-- Recorded data start --

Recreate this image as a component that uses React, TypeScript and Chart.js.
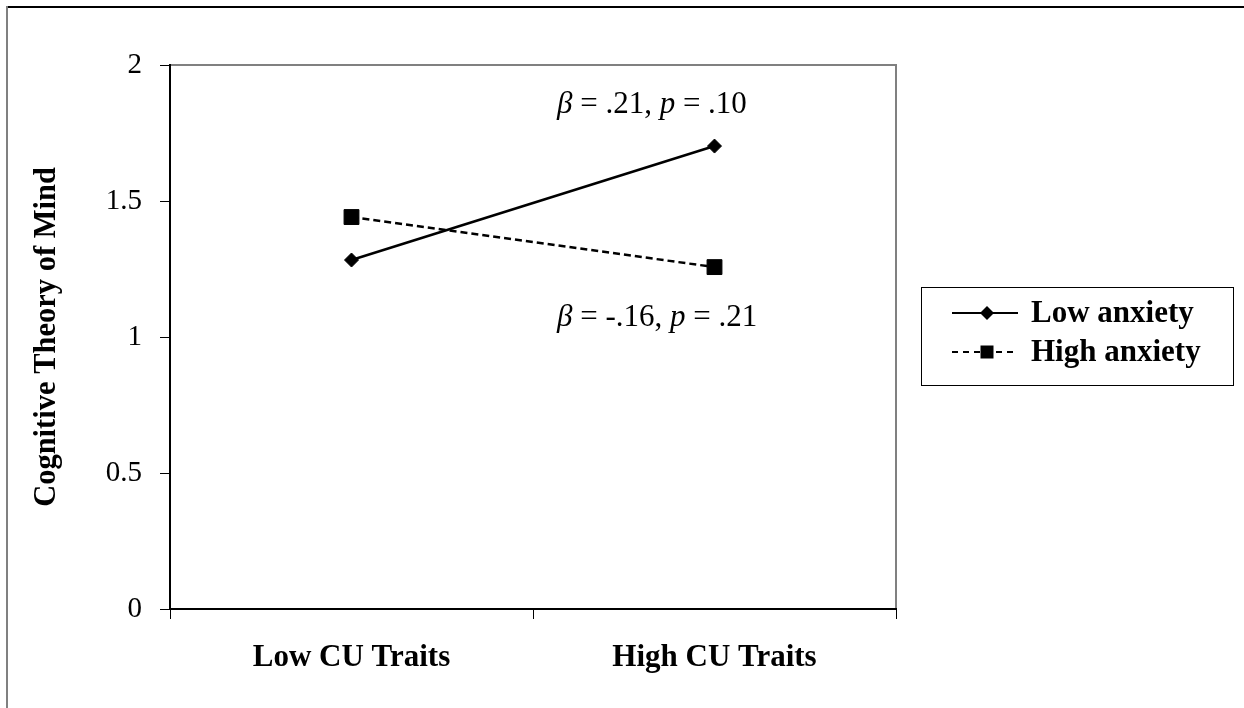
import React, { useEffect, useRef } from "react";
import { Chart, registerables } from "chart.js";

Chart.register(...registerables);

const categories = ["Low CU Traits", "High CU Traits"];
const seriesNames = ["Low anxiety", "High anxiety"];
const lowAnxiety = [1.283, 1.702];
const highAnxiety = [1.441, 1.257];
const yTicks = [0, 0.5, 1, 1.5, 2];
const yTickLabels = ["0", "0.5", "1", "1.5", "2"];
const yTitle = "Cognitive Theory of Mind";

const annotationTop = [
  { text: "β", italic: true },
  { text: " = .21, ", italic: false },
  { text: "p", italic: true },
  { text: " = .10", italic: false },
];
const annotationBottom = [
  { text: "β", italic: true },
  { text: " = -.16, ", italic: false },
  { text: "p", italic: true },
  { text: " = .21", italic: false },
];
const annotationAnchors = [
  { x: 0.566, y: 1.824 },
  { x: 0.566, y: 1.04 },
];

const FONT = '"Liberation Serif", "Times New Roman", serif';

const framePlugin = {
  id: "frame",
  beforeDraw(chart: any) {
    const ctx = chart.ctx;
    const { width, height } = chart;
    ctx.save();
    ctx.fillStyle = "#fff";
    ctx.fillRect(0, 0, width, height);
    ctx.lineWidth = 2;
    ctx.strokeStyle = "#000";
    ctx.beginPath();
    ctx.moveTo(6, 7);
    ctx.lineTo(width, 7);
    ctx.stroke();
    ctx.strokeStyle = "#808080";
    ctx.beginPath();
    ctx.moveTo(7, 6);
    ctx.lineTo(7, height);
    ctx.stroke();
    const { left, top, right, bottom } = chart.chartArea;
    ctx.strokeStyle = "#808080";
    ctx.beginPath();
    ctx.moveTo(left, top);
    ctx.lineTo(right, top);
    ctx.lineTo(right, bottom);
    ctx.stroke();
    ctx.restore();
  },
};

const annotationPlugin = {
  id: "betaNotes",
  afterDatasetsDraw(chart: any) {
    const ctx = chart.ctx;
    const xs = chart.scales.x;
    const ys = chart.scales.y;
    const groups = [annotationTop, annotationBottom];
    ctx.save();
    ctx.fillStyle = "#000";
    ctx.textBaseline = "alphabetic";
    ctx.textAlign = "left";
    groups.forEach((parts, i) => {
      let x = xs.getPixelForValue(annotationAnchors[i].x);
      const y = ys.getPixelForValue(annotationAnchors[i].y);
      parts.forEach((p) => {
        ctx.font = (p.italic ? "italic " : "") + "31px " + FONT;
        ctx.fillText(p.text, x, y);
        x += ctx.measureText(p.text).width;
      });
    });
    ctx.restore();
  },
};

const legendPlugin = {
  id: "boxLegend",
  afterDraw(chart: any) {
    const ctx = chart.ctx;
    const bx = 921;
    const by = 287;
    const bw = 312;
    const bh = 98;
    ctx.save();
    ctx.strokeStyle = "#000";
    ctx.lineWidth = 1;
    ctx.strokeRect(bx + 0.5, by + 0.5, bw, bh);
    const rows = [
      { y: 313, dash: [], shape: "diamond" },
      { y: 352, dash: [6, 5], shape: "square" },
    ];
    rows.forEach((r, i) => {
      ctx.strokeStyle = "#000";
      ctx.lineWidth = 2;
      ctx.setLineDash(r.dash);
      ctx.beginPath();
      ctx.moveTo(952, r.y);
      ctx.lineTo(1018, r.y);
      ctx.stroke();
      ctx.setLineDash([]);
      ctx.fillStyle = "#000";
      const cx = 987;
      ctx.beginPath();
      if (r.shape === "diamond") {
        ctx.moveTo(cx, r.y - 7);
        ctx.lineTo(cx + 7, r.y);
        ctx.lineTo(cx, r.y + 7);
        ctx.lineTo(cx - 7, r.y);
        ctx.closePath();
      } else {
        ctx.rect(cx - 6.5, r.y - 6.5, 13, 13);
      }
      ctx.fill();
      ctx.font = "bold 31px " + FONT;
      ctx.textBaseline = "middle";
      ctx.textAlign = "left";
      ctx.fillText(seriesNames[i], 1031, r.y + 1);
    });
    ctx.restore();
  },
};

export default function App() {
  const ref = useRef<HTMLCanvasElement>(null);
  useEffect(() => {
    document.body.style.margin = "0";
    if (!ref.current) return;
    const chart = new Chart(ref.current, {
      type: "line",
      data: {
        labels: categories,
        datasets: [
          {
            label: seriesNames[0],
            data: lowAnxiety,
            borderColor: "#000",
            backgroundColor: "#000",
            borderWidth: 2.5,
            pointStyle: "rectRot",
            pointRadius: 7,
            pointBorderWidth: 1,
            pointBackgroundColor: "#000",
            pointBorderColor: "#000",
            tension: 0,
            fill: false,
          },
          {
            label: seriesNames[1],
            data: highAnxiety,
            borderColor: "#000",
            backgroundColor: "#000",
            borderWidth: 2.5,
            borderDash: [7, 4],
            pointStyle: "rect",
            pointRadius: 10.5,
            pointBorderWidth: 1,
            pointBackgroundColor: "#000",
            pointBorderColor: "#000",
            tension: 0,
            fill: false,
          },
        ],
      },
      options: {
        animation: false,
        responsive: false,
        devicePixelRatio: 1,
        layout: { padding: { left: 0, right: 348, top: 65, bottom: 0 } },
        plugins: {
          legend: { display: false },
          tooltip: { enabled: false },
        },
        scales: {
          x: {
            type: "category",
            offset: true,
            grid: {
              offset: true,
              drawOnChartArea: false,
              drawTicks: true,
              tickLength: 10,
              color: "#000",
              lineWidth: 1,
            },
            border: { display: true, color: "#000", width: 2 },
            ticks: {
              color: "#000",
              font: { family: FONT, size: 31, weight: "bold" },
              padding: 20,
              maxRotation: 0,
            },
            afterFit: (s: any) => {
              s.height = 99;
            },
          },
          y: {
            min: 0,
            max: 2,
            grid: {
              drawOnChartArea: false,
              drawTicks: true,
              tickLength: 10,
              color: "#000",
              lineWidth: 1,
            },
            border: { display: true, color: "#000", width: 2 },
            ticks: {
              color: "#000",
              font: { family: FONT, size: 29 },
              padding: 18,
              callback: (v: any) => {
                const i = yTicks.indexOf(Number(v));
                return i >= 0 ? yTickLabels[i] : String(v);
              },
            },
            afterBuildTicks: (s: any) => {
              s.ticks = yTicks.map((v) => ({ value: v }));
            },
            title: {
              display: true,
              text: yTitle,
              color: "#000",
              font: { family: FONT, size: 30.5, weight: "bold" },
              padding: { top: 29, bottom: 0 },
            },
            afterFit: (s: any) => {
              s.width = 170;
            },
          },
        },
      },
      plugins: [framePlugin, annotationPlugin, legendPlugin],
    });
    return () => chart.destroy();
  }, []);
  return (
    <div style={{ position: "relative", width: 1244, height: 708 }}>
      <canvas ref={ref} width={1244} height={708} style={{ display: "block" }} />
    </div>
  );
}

-- Recorded data end --

Working from the material above, transcribe it exactly while omitting pictures.

Recreate this image as a component that uses React, TypeScript and Chart.js.
import React, { useEffect, useRef } from "react";
import { Chart, registerables } from "chart.js";

Chart.register(...registerables);

const categories = ["Low CU Traits", "High CU Traits"];
const seriesNames = ["Low anxiety", "High anxiety"];
const lowAnxiety = [1.283, 1.702];
const highAnxiety = [1.441, 1.257];
const yTicks = [0, 0.5, 1, 1.5, 2];
const yTickLabels = ["0", "0.5", "1", "1.5", "2"];
const yTitle = "Cognitive Theory of Mind";

const annotationTop = [
  { text: "β", italic: true },
  { text: " = .21, ", italic: false },
  { text: "p", italic: true },
  { text: " = .10", italic: false },
];
const annotationBottom = [
  { text: "β", italic: true },
  { text: " = -.16, ", italic: false },
  { text: "p", italic: true },
  { text: " = .21", italic: false },
];
const annotationAnchors = [
  { x: 0.566, y: 1.824 },
  { x: 0.566, y: 1.04 },
];

const FONT = '"Liberation Serif", "Times New Roman", serif';

const framePlugin = {
  id: "frame",
  beforeDraw(chart: any) {
    const ctx = chart.ctx;
    const { width, height } = chart;
    ctx.save();
    ctx.fillStyle = "#fff";
    ctx.fillRect(0, 0, width, height);
    ctx.lineWidth = 2;
    ctx.strokeStyle = "#000";
    ctx.beginPath();
    ctx.moveTo(6, 7);
    ctx.lineTo(width, 7);
    ctx.stroke();
    ctx.strokeStyle = "#808080";
    ctx.beginPath();
    ctx.moveTo(7, 6);
    ctx.lineTo(7, height);
    ctx.stroke();
    const { left, top, right, bottom } = chart.chartArea;
    ctx.strokeStyle = "#808080";
    ctx.beginPath();
    ctx.moveTo(left, top);
    ctx.lineTo(right, top);
    ctx.lineTo(right, bottom);
    ctx.stroke();
    ctx.restore();
  },
};

const annotationPlugin = {
  id: "betaNotes",
  afterDatasetsDraw(chart: any) {
    const ctx = chart.ctx;
    const xs = chart.scales.x;
    const ys = chart.scales.y;
    const groups = [annotationTop, annotationBottom];
    ctx.save();
    ctx.fillStyle = "#000";
    ctx.textBaseline = "alphabetic";
    ctx.textAlign = "left";
    groups.forEach((parts, i) => {
      let x = xs.getPixelForValue(annotationAnchors[i].x);
      const y = ys.getPixelForValue(annotationAnchors[i].y);
      parts.forEach((p) => {
        ctx.font = (p.italic ? "italic " : "") + "31px " + FONT;
        ctx.fillText(p.text, x, y);
        x += ctx.measureText(p.text).width;
      });
    });
    ctx.restore();
  },
};

const legendPlugin = {
  id: "boxLegend",
  afterDraw(chart: any) {
    const ctx = chart.ctx;
    const bx = 921;
    const by = 287;
    const bw = 312;
    const bh = 98;
    ctx.save();
    ctx.strokeStyle = "#000";
    ctx.lineWidth = 1;
    ctx.strokeRect(bx + 0.5, by + 0.5, bw, bh);
    const rows = [
      { y: 313, dash: [], shape: "diamond" },
      { y: 352, dash: [6, 5], shape: "square" },
    ];
    rows.forEach((r, i) => {
      ctx.strokeStyle = "#000";
      ctx.lineWidth = 2;
      ctx.setLineDash(r.dash);
      ctx.beginPath();
      ctx.moveTo(952, r.y);
      ctx.lineTo(1018, r.y);
      ctx.stroke();
      ctx.setLineDash([]);
      ctx.fillStyle = "#000";
      const cx = 987;
      ctx.beginPath();
      if (r.shape === "diamond") {
        ctx.moveTo(cx, r.y - 7);
        ctx.lineTo(cx + 7, r.y);
        ctx.lineTo(cx, r.y + 7);
        ctx.lineTo(cx - 7, r.y);
        ctx.closePath();
      } else {
        ctx.rect(cx - 6.5, r.y - 6.5, 13, 13);
      }
      ctx.fill();
      ctx.font = "bold 31px " + FONT;
      ctx.textBaseline = "middle";
      ctx.textAlign = "left";
      ctx.fillText(seriesNames[i], 1031, r.y + 1);
    });
    ctx.restore();
  },
};

export default function App() {
  const ref = useRef<HTMLCanvasElement>(null);
  useEffect(() => {
    document.body.style.margin = "0";
    if (!ref.current) return;
    const chart = new Chart(ref.current, {
      type: "line",
      data: {
        labels: categories,
        datasets: [
          {
            label: seriesNames[0],
            data: lowAnxiety,
            borderColor: "#000",
            backgroundColor: "#000",
            borderWidth: 2.5,
            pointStyle: "rectRot",
            pointRadius: 7,
            pointBorderWidth: 1,
            pointBackgroundColor: "#000",
            pointBorderColor: "#000",
            tension: 0,
            fill: false,
          },
          {
            label: seriesNames[1],
            data: highAnxiety,
            borderColor: "#000",
            backgroundColor: "#000",
            borderWidth: 2.5,
            borderDash: [7, 4],
            pointStyle: "rect",
            pointRadius: 10.5,
            pointBorderWidth: 1,
            pointBackgroundColor: "#000",
            pointBorderColor: "#000",
            tension: 0,
            fill: false,
          },
        ],
      },
      options: {
        animation: false,
        responsive: false,
        devicePixelRatio: 1,
        layout: { padding: { left: 0, right: 348, top: 65, bottom: 0 } },
        plugins: {
          legend: { display: false },
          tooltip: { enabled: false },
        },
        scales: {
          x: {
            type: "category",
            offset: true,
            grid: {
              offset: true,
              drawOnChartArea: false,
              drawTicks: true,
              tickLength: 10,
              color: "#000",
              lineWidth: 1,
            },
            border: { display: true, color: "#000", width: 2 },
            ticks: {
              color: "#000",
              font: { family: FONT, size: 31, weight: "bold" },
              padding: 20,
              maxRotation: 0,
            },
            afterFit: (s: any) => {
              s.height = 99;
            },
          },
          y: {
            min: 0,
            max: 2,
            grid: {
              drawOnChartArea: false,
              drawTicks: true,
              tickLength: 10,
              color: "#000",
              lineWidth: 1,
            },
            border: { display: true, color: "#000", width: 2 },
            ticks: {
              color: "#000",
              font: { family: FONT, size: 29 },
              padding: 18,
              callback: (v: any) => {
                const i = yTicks.indexOf(Number(v));
                return i >= 0 ? yTickLabels[i] : String(v);
              },
            },
            afterBuildTicks: (s: any) => {
              s.ticks = yTicks.map((v) => ({ value: v }));
            },
            title: {
              display: true,
              text: yTitle,
              color: "#000",
              font: { family: FONT, size: 30.5, weight: "bold" },
              padding: { top: 29, bottom: 0 },
            },
            afterFit: (s: any) => {
              s.width = 170;
            },
          },
        },
      },
      plugins: [framePlugin, annotationPlugin, legendPlugin],
    });
    return () => chart.destroy();
  }, []);
  return (
    <div style={{ position: "relative", width: 1244, height: 708 }}>
      <canvas ref={ref} width={1244} height={708} style={{ display: "block" }} />
    </div>
  );
}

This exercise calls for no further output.